L'armée dément vouloir préparer un "coup" d'Etat
L'opposition a désigné Mohammed El Baradei, ancien chef de l'Agence internationale de l'énergie atomique (AIEA), pour être sa "voix" et son négociateur vue d'une "transition politique", et a salué l'ultimatum de l'armée, y voyant un appui de poids dans sa volonté de pousser vers la sortie Mohamed Morsi, accusé de vouloir instaurer un régime autoritaire au profit des Frères musulmans, le mouvement dont il est issu.
Les partisans du chef de l'Etat insistent quant à eux sur la "légitimité" du premier président démocratiquement élu de l'histoire du pays..

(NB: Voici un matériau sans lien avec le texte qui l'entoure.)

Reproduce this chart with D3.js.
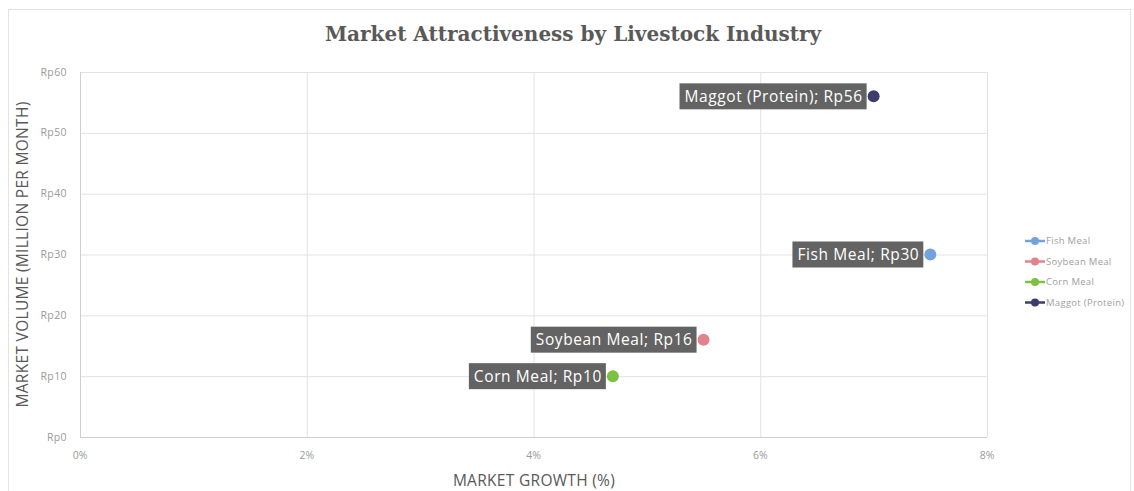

L'armée, qui avait assuré un intérim controversé entre la chute de Hosni Moubarak et l'élection de Mohamed Morsi en juin 2012, a démenti vouloir préparer un "coup".
Mardi soir, les opposants occupaient en masse l'emblématique place Tahrir du Caire.
Un manifestant, Mostafa Gharib, a dit craindre que les islamistes "ne se battent jusqu'à la fin avant de tomber".
Pour Mona Elghazawy, une comptable également descendue dans la rue pour réclamer le départ du président, "la bataille se joue maintenant" face aux islamistes.
Des policiers supplémentaires étaient déployés dans la capitale, où les rues quasi-désertes offraient un contraste saisissant avec l'habituelle activité de la mégalopole égyptienne.
La ville, où de nombreux commerces et bureaux sont restés fermés par crainte de nouvelles violences, était également survolée par des hélicoptères de l'armée.
Un responsable des Frères musulmans a appelé à empêcher un coup d'Etat, au besoin par le "martyre", en rappelant le sang déjà versé pour obtenir la chute de l'ancien président Hosni Moubarak en 2011.
Les partisans de Morsi prêts à une révolution islamique
Des dizaines de milliers de partisans du président étaient rassemblés dans le faubourg de Nasr City ainsi que devant l'université du Caire, sur l'autre rive du Nil.
"La position de l'armée est inquiétante et dérangeante. S'ils prennent le pays, nous ferons une révolution islamique", a prévenu Mohamed Abdel Salem, un manifestant pro-Morsi.
"Réveille-toi Sissi, Morsi est mon président", scandait la foule à l'adresse du ministre de la Défense.
Alia Youssef, ingénieure voilée de 24 ans, s'est dite "prête à mourir ici pour défendre la légitimité (du président) et dire "non" à un coup d'Etat militaire".
Mohamed Morsi est cependant de plus en plus isolé après la défection de cinq ministres, dont celui des Affaires étrangères Mohamed Kamel Amr, et de son propre porte-parole, Ehab Fahmy.
Obama invite à la "retenue"
Infligeant un revers supplémentaire au président, la justice, engagée dans un bras de fer avec Mohamed Morsi, a ordonné la réintégration du procureur général, Abdel Méguid Mahmoud, nommé sous Moubarak et limogé en novembre par décret présidentiel.
Le président américain Barack Obama a invité à la "retenue", et a appelé Mohamed Morsi pour lui faire part de son inquiétude, tandis que son secrétaire d'Etat John Kerry a estimé que la démocratie n'impliquait "pas seulement des élections" mais signifiaient aussi "s'assurer que les voix des Egyptiens sont entendues".
Dimanche, jour anniversaire de l'élection de Mohamed Morsi, la foule avait déferlé à travers le pays aux cris de : "Le peuple veut la chute du régime", le slogan déjà scandé contre le pouvoir autoritaire de Hosni Moubarak.
Au moins 16 personnes avaient été tuées en marge des manifestations. La semaine dernière, des affrontements entre pro et anti Morsi avaient fait huit morts, dont un Américain.